A strong evidence answer included:
- A log source
- A tool
- A field check
This helped analysts practice thinking like defenders who must prove their findings during real investigations.
5. Adjudication
The round was judged based on whether at least one defender provided a specific and checkable counter.
If the defender response could reasonably detect or stop the attacker action, the defender side won.
If the defenders gave vague or unsupported responses, the attacker won.
6. Improvement Backlog
The exercise was also designed to reveal detection and process gaps.
When defenders struggled to identify a strong counter, that gap could become an improvement item.

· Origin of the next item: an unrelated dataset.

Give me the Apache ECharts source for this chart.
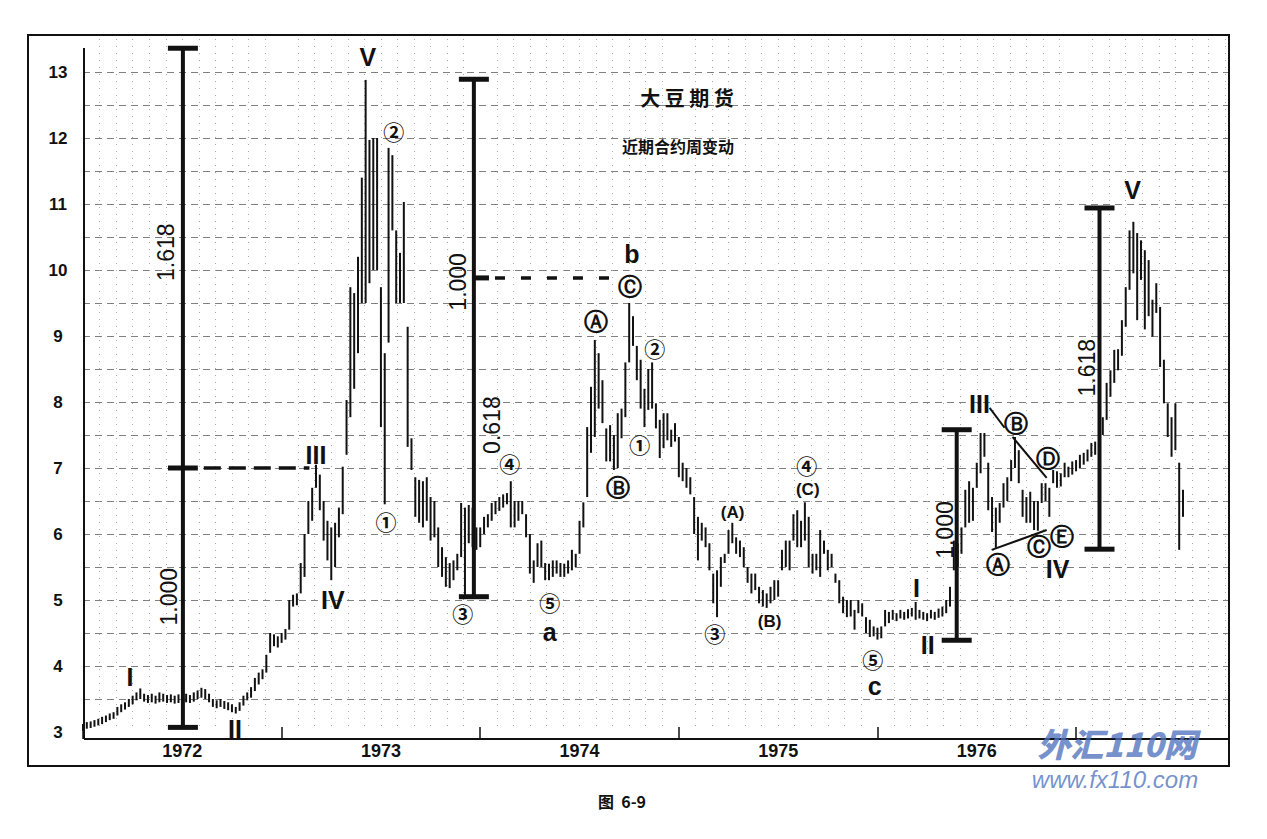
<!DOCTYPE html>
<html><head><meta charset="utf-8">
<script src="https://cdn.jsdelivr.net/npm/echarts@6/dist/echarts.min.js"></script>
<style>html,body{margin:0;padding:0;background:#fff}#c{width:1267px;height:839px}</style>
</head><body><div id="c"></div>
<script>
// ---------------- DATA ----------------
const startYear = 1972;
const weeksPerYear = 52;
const weekLow = [
3.02,3.05,3.06,3.08,3.10,3.12,3.15,3.18,3.20,3.25,
3.30,3.34,3.38,3.42,3.48,3.50,3.46,3.44,3.45,3.43,
3.45,3.46,3.44,3.45,3.43,3.44,3.42,3.45,3.44,3.46,
3.50,3.52,3.50,3.45,3.38,3.36,3.38,3.35,3.33,3.30,
3.28,3.32,3.40,3.48,3.52,3.62,3.72,3.80,3.90,4.20,
4.30,4.28,4.35,4.40,4.55,4.90,4.92,5.10,5.35,6.00,
6.20,6.70,6.36,5.90,5.60,5.30,5.50,5.95,6.30,7.20,
7.77,8.20,8.74,9.50,9.50,9.80,10.0,10.0,7.62,6.45,
8.90,10.6,9.50,9.50,9.50,7.32,6.97,6.26,6.17,6.10,
6.20,5.90,5.95,5.50,5.35,5.20,5.18,5.30,5.45,5.65,
5.05,5.86,5.80,5.76,5.80,6.00,6.10,6.20,6.30,6.35,
6.40,6.45,6.10,6.10,6.20,6.30,5.95,5.40,5.26,5.50,
5.50,5.30,5.30,5.35,5.40,5.35,5.35,5.40,5.45,5.50,
5.70,6.10,6.56,7.23,7.47,7.90,7.68,7.10,7.10,6.97,
7.00,7.45,7.77,8.60,8.85,8.33,7.90,7.62,7.88,7.90,
7.60,7.15,7.30,7.42,7.32,7.40,6.86,6.80,6.70,6.60,
6.00,5.60,5.90,5.80,5.45,4.95,4.74,5.20,5.56,5.70,
5.86,5.70,5.65,5.50,5.26,5.10,5.15,4.95,4.90,4.88,
4.95,5.00,5.05,5.45,5.50,5.45,5.90,5.80,5.80,5.90,
5.50,5.40,5.45,5.35,5.70,5.45,5.50,5.26,4.95,4.80,
4.74,4.75,4.55,4.80,4.75,4.50,4.44,4.45,4.40,4.42,
4.60,4.65,4.70,4.68,4.72,4.70,4.72,4.75,4.70,4.72,
4.70,4.68,4.72,4.70,4.73,4.75,4.80,4.90,5.45,5.50,
5.70,6.10,6.17,6.20,6.70,6.92,7.17,6.36,6.03,5.79,
6.17,6.40,6.50,6.80,7.00,6.77,6.26,6.17,6.17,6.06,
6.05,6.47,6.50,6.26,6.77,6.70,6.72,6.86,6.86,6.90,
6.95,7.00,7.05,7.10,7.17,7.20,7.42,7.50,7.73,8.08,
8.29,8.48,8.70,9.14,9.70,9.95,9.24,9.85,9.10,9.30,
8.99,9.35,8.53,7.98,7.47,7.17,7.27,5.76,6.26
];
const weekHigh = [
3.12,3.15,3.16,3.18,3.20,3.23,3.25,3.28,3.30,3.38,
3.42,3.45,3.50,3.55,3.60,3.66,3.58,3.56,3.58,3.55,
3.60,3.58,3.56,3.57,3.55,3.57,3.55,3.58,3.56,3.60,
3.63,3.67,3.65,3.58,3.50,3.48,3.50,3.47,3.45,3.42,
3.38,3.45,3.55,3.60,3.68,3.82,3.90,3.95,4.17,4.50,
4.48,4.45,4.50,4.56,5.00,5.08,5.10,5.56,6.00,6.50,
6.70,7.05,6.90,6.50,6.20,6.10,6.17,6.40,7.02,8.03,
9.74,9.65,10.2,11.4,12.88,11.97,12.0,12.0,9.74,8.74,
11.85,11.74,10.6,10.26,11.03,9.14,7.45,6.86,6.82,6.80,
6.86,6.56,6.50,6.10,5.80,5.65,5.56,5.60,5.70,6.47,
6.40,6.44,6.40,6.10,6.10,6.26,6.30,6.47,6.50,6.56,
6.60,6.62,6.80,6.50,6.50,6.50,6.30,6.00,5.60,5.86,
5.90,5.56,5.55,5.60,5.60,5.56,5.55,5.60,5.76,5.70,
6.20,6.48,7.62,8.23,8.94,8.74,8.33,7.60,7.65,7.50,
7.83,7.90,8.60,9.50,9.30,8.85,8.64,8.20,8.50,8.60,
7.98,7.73,7.83,7.83,7.58,7.68,7.47,7.08,7.00,6.86,
6.56,6.26,6.17,6.10,5.86,5.40,5.45,5.65,5.70,6.06,
6.17,5.95,5.90,5.80,5.50,5.40,5.40,5.20,5.15,5.10,
5.20,5.30,5.30,5.76,5.90,5.90,6.30,6.36,6.20,6.48,
6.26,5.70,5.70,6.06,5.90,5.76,5.70,5.40,5.30,5.05,
5.00,5.00,4.85,5.00,4.95,4.74,4.70,4.60,4.58,4.60,
4.85,4.82,4.85,4.80,4.85,4.82,4.86,4.88,4.97,4.85,
4.82,4.80,4.85,4.82,4.87,4.90,5.00,5.20,5.90,5.86,
6.10,6.67,6.80,6.70,7.08,7.53,7.53,7.08,6.56,6.40,
6.47,6.77,6.86,7.12,7.47,7.27,6.67,6.56,6.64,6.50,
6.50,6.77,6.77,6.70,6.97,6.95,6.92,7.08,7.02,7.10,
7.12,7.20,7.23,7.28,7.38,7.40,7.68,7.77,8.29,8.48,
8.79,8.80,9.24,9.74,10.6,10.73,10.56,10.45,10.30,10.15,
9.55,9.80,9.44,8.64,7.98,7.77,7.98,7.08,6.67
];
const yearLabels = ['1972','1973','1974','1975','1976'];
const priceTicks = [3,4,5,6,7,8,9,10,11,12,13];

// Elliott-wave labels
const waveText  = ['I','II','III','IV','V','①','②','③','④','⑤','a','Ⓐ','Ⓑ','Ⓒ','b','①','②','③','(A)','(B)','④','(C)','⑤','c','I','II','III','Ⓑ','Ⓓ','Ⓐ','Ⓒ','Ⓔ','IV','V'];
const waveYear  = [1972.237,1972.765,1973.173,1973.258,1973.434,1973.525,1973.565,1973.912,1974.149,1974.35,1974.35,1974.582,1974.693,1974.753,1974.763,1974.803,1974.879,1975.181,1975.271,1975.457,1975.644,1975.649,1975.976,1975.986,1976.197,1976.253,1976.514,1976.70,1976.857,1976.605,1976.811,1976.927,1976.907,1977.284];
const waveValue = [3.83,3.04,7.2,5.0,13.23,6.2,12.1,4.8,7.08,4.97,4.52,9.21,6.7,9.74,10.24,7.36,8.82,4.5,6.33,4.68,7.05,6.67,4.11,3.7,5.18,4.32,7.97,7.67,7.14,5.53,5.8,5.95,5.47,11.21];

// Fibonacci ratio labels
const ratioText  = ['1.618','1.000','1.000','0.618','1.000','1.618'];
const ratioYear  = [1972.418,1972.433,1973.887,1974.058,1976.338,1977.053];
const ratioValue = [10.27,5.05,9.82,7.65,6.06,8.52];

// Fibonacci measuring bars
const fibYear = [1972.503,1973.968,1976.399,1977.118];
const fibLow  = [3.07,5.05,4.39,5.77];
const fibHigh = [13.36,12.89,7.58,10.94];

// horizontal projection levels
const levelValue    = [7.0, 9.88];
const levelStart    = [1972.428, 1973.968];
const levelSolidEnd = [1972.578, 1974.044];
const levelEnd      = [1973.14, 1974.703];

// triangle trend lines (1976)
const trendYear1  = [1976.565,1976.68,1976.575];
const trendValue1 = [7.91,7.47,5.76];
const trendYear2  = [1976.64,1976.852,1976.852];
const trendValue2 = [7.61,6.85,6.06];

// ---------------- STYLE ----------------
const INK = '#111';
const levelDash = [[17,8],[10,16]];
function waveFont(t){
  if (/[①②③④⑤]/.test(t)) return {fontSize:21, fontFamily:'Noto Sans CJK SC', fontWeight:'bold'};
  if (/[ⒶⒷⒸⒹⒺ]/.test(t)) return {fontSize:24, fontFamily:'DejaVu Sans', fontWeight:'bold'};
  if (/^\(/.test(t)) return {fontSize:17, fontFamily:'Liberation Sans', fontWeight:'bold'};
  if (/^[abc]$/.test(t)) return {fontSize:25, fontFamily:'Liberation Sans', fontWeight:'bold'};
  return {fontSize:25, fontFamily:'Liberation Sans', fontWeight:'bold'};
}

const chart = echarts.init(document.getElementById('c'), null, {renderer:'svg'});

const barData = weekLow.map((lo,i)=>[startYear + i/weeksPerYear, lo, weekHigh[i]]);

function textSeries(texts, years, values, styleFn, rotation){
  return {
    type:'custom', xAxisIndex:0, yAxisIndex:0, clip:false, silent:true, z:10,
    data: years.map((y,i)=>[y, values[i]]),
    encode:{x:0,y:1},
    renderItem(params, api){
      const p = api.coord([api.value(0), api.value(1)]);
      const t = texts[params.dataIndex];
      return {type:'text', x:p[0], y:p[1], rotation: rotation || 0,
        style: Object.assign({text:t, fill:INK, align:'center', verticalAlign:'middle'}, styleFn(t))};
    }
  };
}

const option = {
  backgroundColor:'#fff',
  animation:false,
  grid:{left:83, right:38, top:39, bottom:107, containLabel:false},
  xAxis:[
    {type:'value', min:1972, max:1977.77, interval:1, position:'bottom', offset:7,
     axisLine:{show:false}, axisLabel:{show:false},
     axisTick:{show:true, inside:true, length:12, lineStyle:{color:INK, width:1.5}},
     splitLine:{show:false},
     minorTick:{show:false, splitNumber:12},
     minorSplitLine:{show:true, lineStyle:{color:'#a8a8a8', type:[1,6], width:1}}},
    {type:'value', min:1972, max:1977.77, interval:0.5, position:'bottom', offset:0,
     axisLine:{show:false}, axisTick:{show:false}, splitLine:{show:false},
     axisLabel:{show:true, margin:10, showMaxLabel:false, color:INK, fontSize:18, fontWeight:'bold', fontFamily:'Liberation Sans',
       formatter:function(v){ const k = Math.round((v - 1972.5)); return (Math.abs(v - 1972.5 - k) < 1e-6 && yearLabels[k]) ? yearLabels[k] : ''; }}}
  ],
  yAxis:{type:'value', min:3, max:13.5, interval:0.5,
    axisLine:{show:false}, axisTick:{show:false},
    axisLabel:{show:true, margin:25, align:'center', color:INK, fontSize:17, fontWeight:'bold', fontFamily:'Liberation Sans',
      formatter:function(v){ return priceTicks.indexOf(v) >= 0 ? String(v) : ''; }},
    splitLine:{show:true, showMinLine:false, showMaxLine:false, lineStyle:{color:'#555', type:[7,5], width:1, opacity:0.75}}},
  graphic:[
    {type:'rect', shape:{x:28,y:35,width:1201,height:731}, style:{fill:'none', stroke:INK, lineWidth:2}, z:100},
    {type:'line', shape:{x1:84,y1:48,x2:84,y2:739}, style:{stroke:INK, lineWidth:2}, z:100},
    {type:'line', shape:{x1:84,y1:739,x2:1229,y2:739}, style:{stroke:INK, lineWidth:2}, z:100},
    {type:'text', x:687, y:97, style:{text:'大 豆 期 货', fill:INK, fontSize:20, fontWeight:'bold', fontFamily:'Noto Sans CJK SC', align:'center', verticalAlign:'middle'}, z:100},
    {type:'text', x:678, y:146, style:{text:'近期合约周变动', fill:INK, fontSize:16, fontWeight:'bold', fontFamily:'Noto Sans CJK SC', align:'center', verticalAlign:'middle'}, z:100},
    {type:'text', x:622, y:801, style:{text:'图  6-9', fill:INK, fontSize:16, fontWeight:'bold', fontFamily:'Noto Sans CJK SC', align:'center', verticalAlign:'middle'}, z:100},
    {type:'text', x:1117, y:743, style:{text:'外汇110网', fill:'rgba(80,115,190,0.78)', fontSize:33, fontWeight:'900', fontStyle:'italic', fontFamily:'Noto Sans CJK SC', align:'center', verticalAlign:'middle'}, z:101},
    {type:'text', x:1115, y:779, style:{text:'www.fx110.com', fill:'rgba(80,115,190,0.78)', fontSize:24, fontStyle:'italic', fontFamily:'Liberation Sans', align:'center', verticalAlign:'middle'}, z:101}
  ],
  series:[
    { // weekly high-low bars
      type:'custom', name:'大豆', xAxisIndex:0, yAxisIndex:0, z:5, silent:true,
      data: barData, encode:{x:0, y:[1,2]},
      renderItem(params, api){
        const x = api.value(0);
        const a = api.coord([x, api.value(2)]);
        const b = api.coord([x, api.value(1)]);
        return {type:'line', shape:{x1:a[0], y1:a[1], x2:b[0], y2:b[1]}, style:{stroke:INK, lineWidth:2}};
      }
    },
    { // fibonacci measuring bars
      type:'custom', xAxisIndex:0, yAxisIndex:0, z:6, silent:true, clip:false,
      data: fibYear.map((y,i)=>[y, fibLow[i], fibHigh[i]]), encode:{x:0, y:[1,2]},
      renderItem(params, api){
        const x = api.value(0);
        const t = api.coord([x, api.value(2)]);
        const b = api.coord([x, api.value(1)]);
        const cap = 15, st = {stroke:INK, lineWidth:4};
        return {type:'group', children:[
          {type:'line', shape:{x1:t[0], y1:t[1], x2:b[0], y2:b[1]}, style:st},
          {type:'line', shape:{x1:t[0]-cap, y1:t[1], x2:t[0]+cap, y2:t[1]}, style:{stroke:INK, lineWidth:5}},
          {type:'line', shape:{x1:b[0]-cap, y1:b[1], x2:b[0]+cap, y2:b[1]}, style:{stroke:INK, lineWidth:5}}
        ]};
      }
    },
    { // projection levels
      type:'custom', xAxisIndex:0, yAxisIndex:0, z:6, silent:true, clip:false,
      data: levelValue.map((v,i)=>[levelStart[i], v, levelSolidEnd[i], levelEnd[i]]), encode:{x:[0,2,3], y:1},
      renderItem(params, api){
        const v = api.value(1);
        const s = api.coord([api.value(0), v]);
        const m = api.coord([api.value(2), v]);
        const e = api.coord([api.value(3), v]);
        return {type:'group', children:[
          {type:'line', shape:{x1:s[0], y1:s[1], x2:m[0], y2:m[1]}, style:{stroke:INK, lineWidth:5}},
          {type:'line', shape:{x1:m[0]+6, y1:m[1], x2:e[0], y2:e[1]}, style:{stroke:INK, lineWidth:3.5, lineDash:levelDash[params.dataIndex]}}
        ]};
      }
    },
    { // triangle lines
      type:'custom', xAxisIndex:0, yAxisIndex:0, z:6, silent:true,
      data: trendYear1.map((y,i)=>[y, trendValue1[i], trendYear2[i], trendValue2[i]]), encode:{x:[0,2], y:[1,3]},
      renderItem(params, api){
        const a = api.coord([api.value(0), api.value(1)]);
        const b = api.coord([api.value(2), api.value(3)]);
        return {type:'line', shape:{x1:a[0], y1:a[1], x2:b[0], y2:b[1]}, style:{stroke:INK, lineWidth:2}};
      }
    },
    textSeries(waveText, waveYear, waveValue, waveFont, 0),
    textSeries(ratioText, ratioYear, ratioValue, function(){ return {fontSize:23, fontFamily:'Liberation Sans', fontWeight:'normal'}; }, Math.PI/2)
  ]
};
chart.setOption(option);
</script>
</body></html>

Examples of possible backlog items included:
- Add new detection rule
- Improve logging coverage
- Validate SIEM field mapping
- Update alert triage procedure
- Document response playbook
- Improve analyst onboarding material
Business Value
This project helped the business by:
- Building analyst judgment through repeatable practice
- Aligning defenders on telemetry, tools, and evidence
- Revealing detection gaps in a safe setting
- Producing a clear improvement backlog
- Supporting faster onboarding for new analysts
- Creating simple metrics leaders could track
- Improving communication between defenders
Metrics Leaders Could Track
Useful metrics from the exercise included:
| Metric | Why It Matters |
|---|---|
| Gate coverage | Shows whether defenders can respond across the full attack path |
| Time to counter | Measures how quickly defenders identify a response |
| Defender win rate | Shows team readiness against attacker actions |
| Evidence bonus rate | Shows whether answers are tied to real telemetry |
| Detection gap count | Shows where controls or visibility need improvement |
| MVP distribution | Shows which analysts are consistently providing strong counters |
Key Findings
The exercise demonstrated that:
- Analysts make stronger decisions when forced to name specific evidence
- Defender answers improve when tied to tools and field checks
- Tabletop exercises can reveal gaps without needing a live incident
- Simple scoring keeps the exercise easy to run
- Gate based progression helps connect individual actions to the larger attack path
- Evidence bonuses encourage operational thinking
- The format can support onboarding and continuous improvement
Defensive Lessons Learned
This project reinforced several important defensive lessons:
- Detection ideas must be tied to real telemetry
- Generic answers are not enough during incident response
- Defenders need to explain how they would prove a finding
- Different defenders may identify different valid counters
- Tabletop exercises are useful for exposing visibility gaps
- Simple rules make training easier to repeat
- Scoring can make practice more engaging without losing the security value
Recommended Future Improvements
Future improvements to the exercise could include:
- Add more attacker tactic cards
- Add more defender counter cards
- Map each card to MITRE ATT&CK
- Add sample log snippets for each round
- Add difficulty levels for beginner and advanced analysts
- Track time to counter for each defender
- Add a section for detection rule ideas
- Add a section for playbook updates
- Add scoring dashboards for team performance
- Run the exercise regularly with rotating attacker and defender roles
What This Project Demonstrates
This project demonstrates my ability to:
- Design a practical cybersecurity tabletop exercise
- Connect attacker tactics to defensive actions
- Build a repeatable analyst training format
- Encourage evidence based security reasoning
- Create a simple scoring and adjudication model
- Support SOC training and onboarding
- Identify detection gaps through structured practice
- Translate security concepts into business value
- Communicate how defensive exercises improve readiness
Disclosure Notice
This project is for education and portfolio demonstration only. All scenarios, datasets, and artifacts are synthetic, publicly available, or redacted to remove sensitive details.
No confidential customer, employer, or production system information is included.